Anticipated acquisition by GKN plc of the Aerospace Division of Pilkington plc
Affected market: Aircraft transparenciesNo. ME/1300/03
Please note that the full text of the decision can be downloaded by using the link on the right. What follows are extracts regarding the parties, the transaction, assessment and the decision.
The OFT's decision on reference under section 33 of the Enterprise Act given on 25 September 2003
PARTIES
GKN plc (GKN) is UK listed company. It operates a global engineering business, principally in the automotive and aerospace sectors. Through its UK subsidiary, ACT, GKN develops and manufactures a range of cockpit transparencies and associated products for aircraft and produces coatings for aircraft transparencies.

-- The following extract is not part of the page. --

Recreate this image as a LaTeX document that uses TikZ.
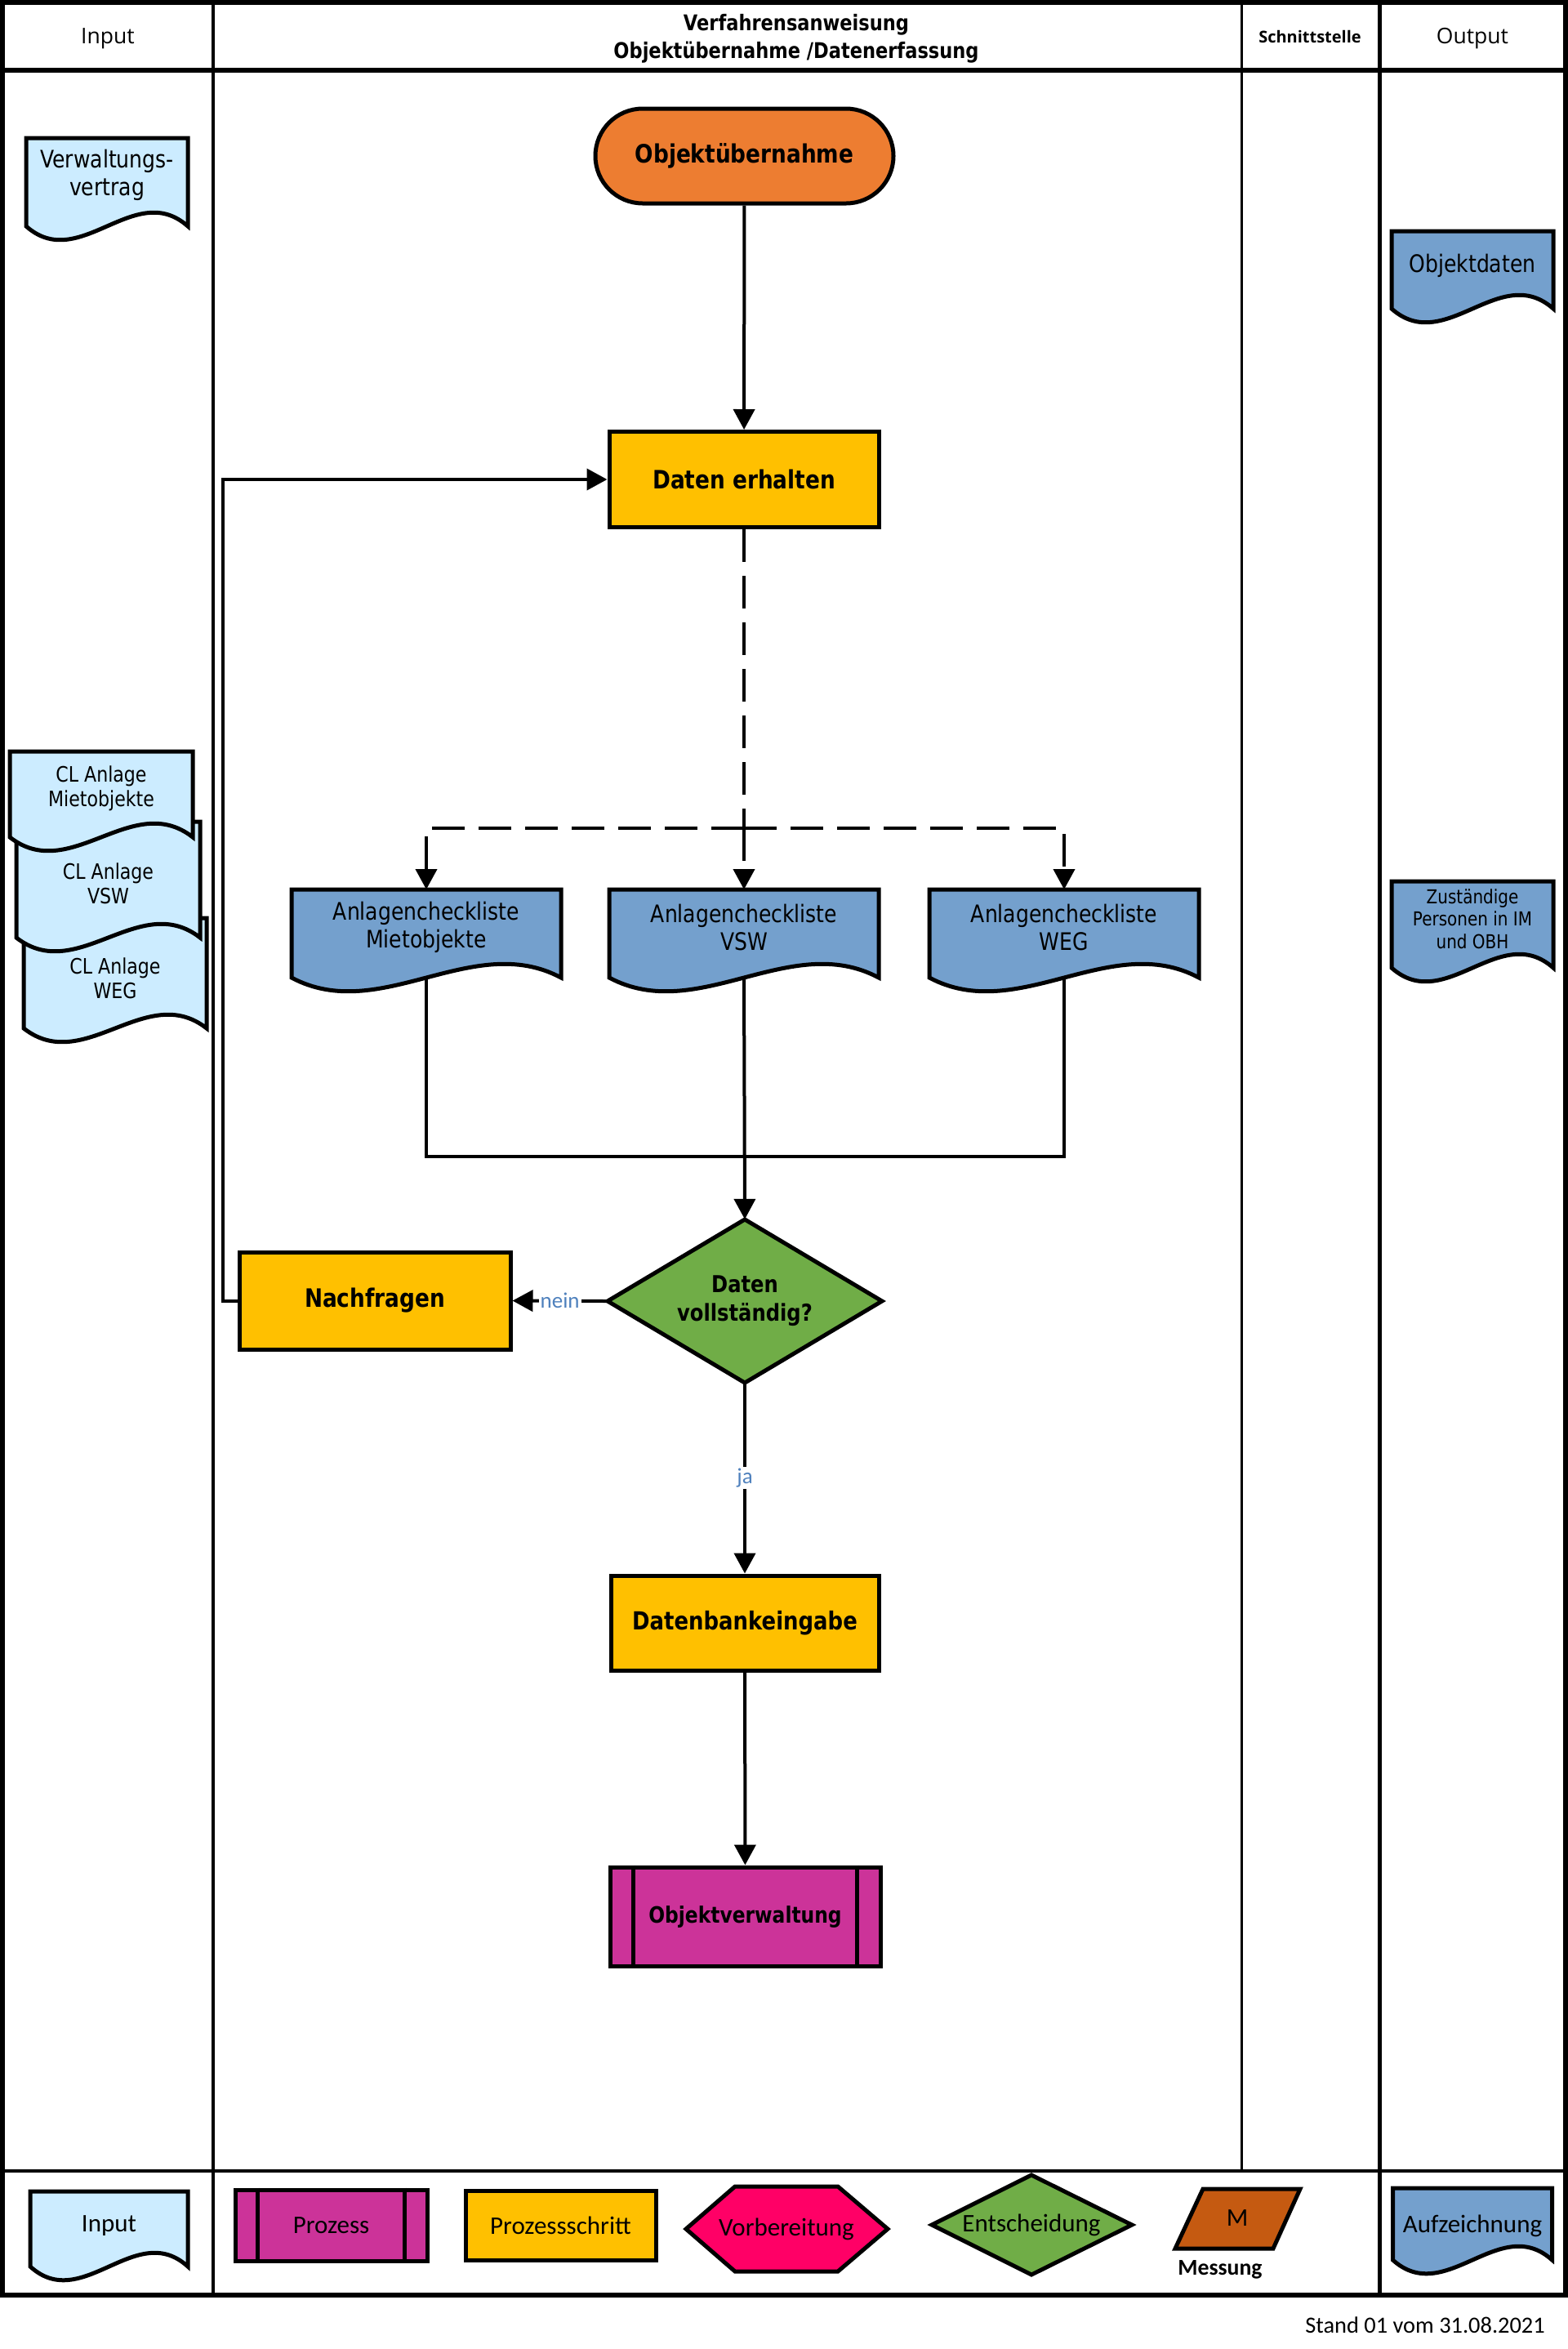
\documentclass[tikz,border=0pt]{standalone}
\usepackage{fontspec}
\setmainfont{DejaVu Sans}[FakeStretch=0.85]
\newfontfamily\calfont{Carlito}
\newfontfamily\osfont{Open Sans}
\usetikzlibrary{arrows.meta,calc}

\definecolor{orangeT}{RGB}{237,125,49}
\definecolor{yellowP}{RGB}{255,192,0}
\definecolor{docblue}{RGB}{116,160,205}
\definecolor{lightblue}{RGB}{204,236,255}
\definecolor{greenD}{RGB}{112,173,71}
\definecolor{magentaP}{RGB}{204,51,153}
\definecolor{pinkV}{RGB}{255,0,102}
\definecolor{brownM}{RGB}{197,90,17}
\definecolor{labelblue}{RGB}{79,129,189}

\tikzset{
  conn/.style={line width=4pt},
  arr/.style={-{Triangle[length=25pt,width=26pt]}},
  dashconn/.style={line width=4pt, dash pattern=on 40pt off 17pt},
  box/.style={draw, line width=5pt, minimum width=330pt, minimum height=117pt, inner sep=0pt, align=center},
  boldtxt/.style={font=\fontsize{31pt}{36pt}\selectfont\bfseries},
  doctxt/.style={inner sep=0pt, align=center, font=\fontsize{29.5pt}{34pt}\selectfont},
  cltxt/.style={inner sep=0pt, align=center, font=\fontsize{26pt}{30pt}\selectfont},
  zutxt/.style={inner sep=0pt, align=center, font=\fontsize{23.5pt}{27.5pt}\selectfont},
  legtxt/.style={inner sep=0pt, align=center, font=\calfont\fontsize{31pt}{36pt}\selectfont},
  hdr/.style={inner sep=0pt, font=\osfont\fontsize{26.5pt}{30pt}\selectfont},
  lbl/.style={fill=white, inner sep=2pt, text=labelblue, font=\calfont\fontsize{27pt}{30pt}\selectfont},
  docline/.style={line width=5pt, line join=miter},
}

% #1 fill, #2 node style, #3 cx, #4 top, #5 width, #6 side height, #7 text box height, #8 name, #9 text
\newcommand\docshape[9]{%
  \filldraw[docline, fill=#1] ({#3-#5/2},#4) -- ({#3+#5/2},#4) -- ({#3+#5/2},{#4+#6})
    .. controls ({#3+0.17*#5},{#4+#6-58}) and ({#3-0.17*#5},{#4+#6+58}) .. ({#3-#5/2},{#4+#6}) -- cycle;
  \node[#2, minimum width=#5pt, minimum height=#7pt, anchor=north] (#8) at (#3,#4) {#9};
  \coordinate (#8-b) at (#3,{#4+#6});
}

\begin{document}
\begin{tikzpicture}[x=1pt,y=-1pt]
\useasboundingbox (0,0) rectangle (1920,2876);
\fill[white] (0,0) rectangle (1920,2876);

% frame
\draw[line width=6pt] (3,3) rectangle (1917,2810);
\draw[line width=6pt] (3,86) -- (1917,86);
\draw[line width=4pt] (3,2658) -- (1917,2658);
\draw[line width=4pt] (261,3) -- (261,2810);
\draw[line width=3pt] (1520,3) -- (1520,2658);
\draw[line width=5pt] (1689,3) -- (1689,2810);

% header
\node[hdr] (hin) at (132,47) {Input};
\node[inner sep=0pt, align=center, font=\fontsize{26.5pt}{34pt}\selectfont\bfseries] (hva) at (975,47) {Verfahrensanweisung\\Objektübernahme /Datenerfassung};
\node[inner sep=0pt, font=\osfont\bfseries\fontsize{20pt}{24pt}\selectfont] (hsch) at (1604,45) {Schnittstelle};
\node[hdr] (hout) at (1803,47) {Output};

% main flow
\node[box, fill=orangeT, boldtxt, rounded corners=58pt, minimum width=365pt, minimum height=116pt] (start) at (911.5,191) {Objektübernahme};
\node[box, fill=yellowP, boldtxt] (daten) at (911,587) {Daten erhalten};
\draw[conn, arr] (start) -- (daten);

\docshape{docblue}{doctxt}{522}{1089}{330}{108}{92}{d1}{Anlagencheckliste\\Mietobjekte}
\docshape{docblue}{doctxt}{911}{1089}{330}{108}{92}{d2}{Anlagencheckliste\\VSW}
\docshape{docblue}{doctxt}{1303}{1089}{330}{108}{92}{d3}{Anlagencheckliste\\WEG}

\coordinate (j) at (911,1014);
\draw[dashconn] (daten.south) -- (j);
\draw[dashconn, arr] (j) -- (d2.north);
\draw[dashconn, arr] (j) -| (d1.north);
\draw[dashconn, arr] (j) -| (d3.north);

% decision
\filldraw[fill=greenD, line width=5pt] (912,1493) -- (1080,1593) -- (912,1693) -- (744,1593) -- cycle;
\node[inner sep=0pt, minimum width=336pt, minimum height=200pt, align=center, font=\fontsize{28.5pt}{35pt}\selectfont\bfseries] (dec) at (912,1593) {Daten\\vollständig?};

\coordinate (m) at (911,1416);
\draw[conn] (d1-b) -- (d1-b |- m) -- (d3-b |- m) -- (d3-b);
\draw[conn, arr] (d2-b) -- (dec.north);

\node[box, fill=yellowP, boldtxt, minimum width=332pt, minimum height=119pt] (nach) at (459,1592.5) {Nachfragen};
\draw[conn, arr] (dec.west) -- node[lbl]{nein} (nach.east);
\draw[conn, arr] (nach.west) -- ++(-18,0) |- (daten.west);

\node[box, fill=yellowP, font=\fontsize{30.5pt}{36pt}\selectfont\bfseries, minimum width=328pt, minimum height=116pt] (db) at (912,1987) {Datenbankeingabe};
\draw[conn, arr] (dec.south) -- node[lbl]{ja} (db.north);

\node[box, fill=magentaP, font=\fontsize{27.5pt}{32pt}\selectfont\bfseries, minimum width=331pt, minimum height=121pt] (ov) at (912.5,2346.5) {Objektverwaltung};
\draw[line width=5pt] ([xshift=31pt]ov.north west) -- ([xshift=31pt]ov.south west);
\draw[line width=5pt] ([xshift=-31pt]ov.north east) -- ([xshift=-31pt]ov.south east);
\draw[conn, arr] (db) -- (ov);

% input column
\docshape{lightblue}{doctxt}{131}{169}{198}{108}{90}{vv}{Verwaltungs-\\vertrag}
\docshape{lightblue}{cltxt}{141}{1124}{224}{135}{148}{clc}{CL Anlage\\WEG}
\docshape{lightblue}{cltxt}{132.5}{1006}{225}{142}{152}{clb}{CL Anlage\\VSW}
\docshape{lightblue}{cltxt}{124}{920}{224}{105}{90}{cla}{CL Anlage\\Mietobjekte}

% output column
\docshape{docblue}{doctxt}{1803}{283}{198}{95}{84}{od}{Objektdaten}
\docshape{docblue}{zutxt}{1803}{1079}{198}{106}{92}{zp}{Zuständige\\Personen in IM\\und OBH}

% legend
\docshape{lightblue}{legtxt}{133.5}{2683}{193}{92}{84}{lin}{Input}
\docshape{docblue}{legtxt}{1803}{2679}{195}{88}{92}{lauf}{Aufzeichnung}

\node[draw, line width=5pt, fill=magentaP, minimum width=235pt, minimum height=87pt, legtxt] (lpro) at (405.5,2724.5) {Prozess};
\draw[line width=5pt] ([xshift=30pt]lpro.north west) -- ([xshift=30pt]lpro.south west);
\draw[line width=5pt] ([xshift=-30pt]lpro.north east) -- ([xshift=-30pt]lpro.south east);
\node[draw, line width=5pt, fill=yellowP, minimum width=233pt, minimum height=85pt, legtxt] (lps) at (686.5,2724.5) {Prozessschritt};

\filldraw[fill=pinkV, line width=5pt] (840,2729) -- (900,2677) -- (1026,2677) -- (1087,2729) -- (1026,2781) -- (900,2781) -- cycle;
\node[legtxt] (lvb) at (963,2729) {Vorbereitung};

\filldraw[fill=greenD, line width=5pt] (1141,2724) -- (1263,2663) -- (1386,2724) -- (1263,2785) -- cycle;
\node[legtxt] (lent) at (1263,2724) {Entscheidung};

\filldraw[fill=brownM, line width=5pt] (1473,2680) -- (1592,2680) -- (1559,2753) -- (1439,2753) -- cycle;
\node[legtxt] (lm) at (1515,2716) {M};
\node[inner sep=0pt, font=\calfont\bfseries\fontsize{27.7pt}{32pt}\selectfont] (lmess) at (1494,2779) {Messung};

\node[anchor=east, inner sep=0pt, font=\calfont\fontsize{28.4pt}{32pt}\selectfont] (stand) at (1892,2847) {Stand 01 vom 31.08.2021};
\end{tikzpicture}
\end{document}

In the year to 31 December 2002, ACT's worldwide sales in aircraft transparencies were approximately [see note 1].
Pilkington plc (Pilkington) operates an aerospace division comprising of four subsidiaries based in Brazil, England, Thailand and the USA. Its UK subsidiary, Pilkington Aerospace Limited (PA), manufactures aircraft transparencies for military and commercial aircraft and produces coatings for aircraft transparencies. In the year to 31 March 2002, PA's UK turnover was around [see note 1].
TRANSACTION
GKN proposes to acquire the entire issued share capital of PA and all outstanding shares of the common stock of Pilkington Aerospace Inc. The transaction is conditional upon merger clearance in the UK and Brazil.
The transaction was notified by GKN on 22 July 2003. The 40 working day administrative deadline expires on 1 October 2003.
ASSESSMENT
The transaction qualifies in respect of the share of supply test of the Act and the parties overlap in the supply of transparencies for use in military and commercial aircraft.
It has not been possible to determine with certainty whether glass and plastic transparencies are substitutable. However, in this case, it has not been necessary to reach a firm view of the relevant product market. As a result of the merger, the parties will be one of only two remaining suppliers of transparencies in the UK. However, it appears that transparencies are supplied on a worldwide basis and the parties will continue to face significant competition from six other major suppliers. As contracts are awarded subject to a competitive bid process, it would appear that customers are likely to possess significant negotiating strength and are able to secure lower prices through the threat of switching. Most third parties were also unconcerned.
For the above reasons, the merger is not expected to result in a substantial lessening of competition within a market or markets in the United Kingdom for goods or services.
DECISION
This merger will therefore not be referred to the Competition Commission under section 33(1) of the Act.